McCarroll and colleagues1 investigated the effect of retinol and its metabolites on the activation state of PSCs. They demonstrated that these compounds can reverse activation of culture activated PSCs and prevent ethanol induced PSC activation, both effects being mediated through the MAPK pathway. The study contains novel and original information and not just in the field of PSC biology. Indeed, several findings emerging from this work should be confirmed in HSCs which are clearly more involved in vitamin A metabolism and are similarly exposed to ethanol under conditions of chronic abuse. What is debatable about this otherwise excellent study is the title and the last paragraph in the discussion (that is, the possible use of retinoids for the treatment of pancreatic fibrosis). The possibility of employing retinoids for treating hepatic fibrosis in humans has been a key issue for some time since the beginning of the 1990s. However, this option was abandoned for two main reasons: (1) the need to chronically use very high doses in order to achieve less than 50% of the serum concentration effective in animal models and less than 1% of the concentration effective in cell cultures; and (2) the toxic effect of vitamin A accumulation, which is paradoxically able to induce extensive fibrosis and cirrhosis of the liver or non‐cirrhotic portal hypertension. These concerns obviously apply to the proposed use for chronic pancreatitis.

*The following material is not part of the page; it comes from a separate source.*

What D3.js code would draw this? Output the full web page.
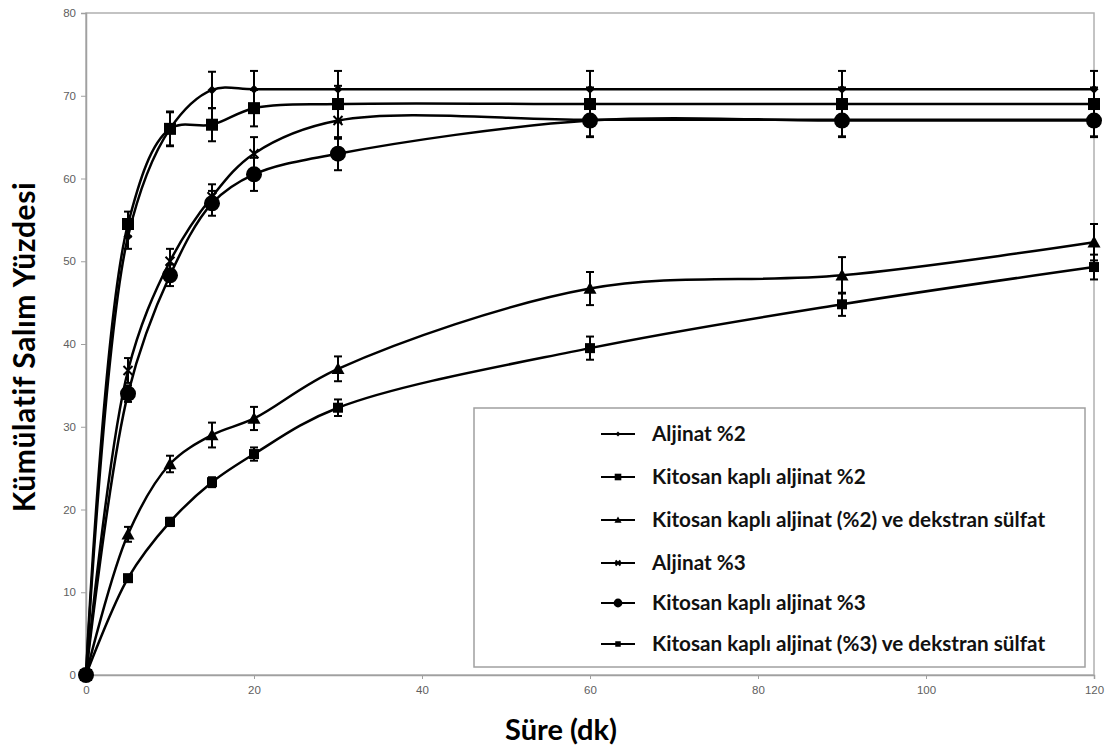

In conclusion, I believe that the PSC area of research has become mature, and will develop in directions more relevant to the pathophysiology of the pancreas. A final warning for liver fibrosis researchers: be alerted, the kids have become adults!


*Pinzani M. New kids on the block: pancreatic stellate cells enter the fibrogenesis world. Gut 1999;44:451–2.

Conflict of interest: None declared.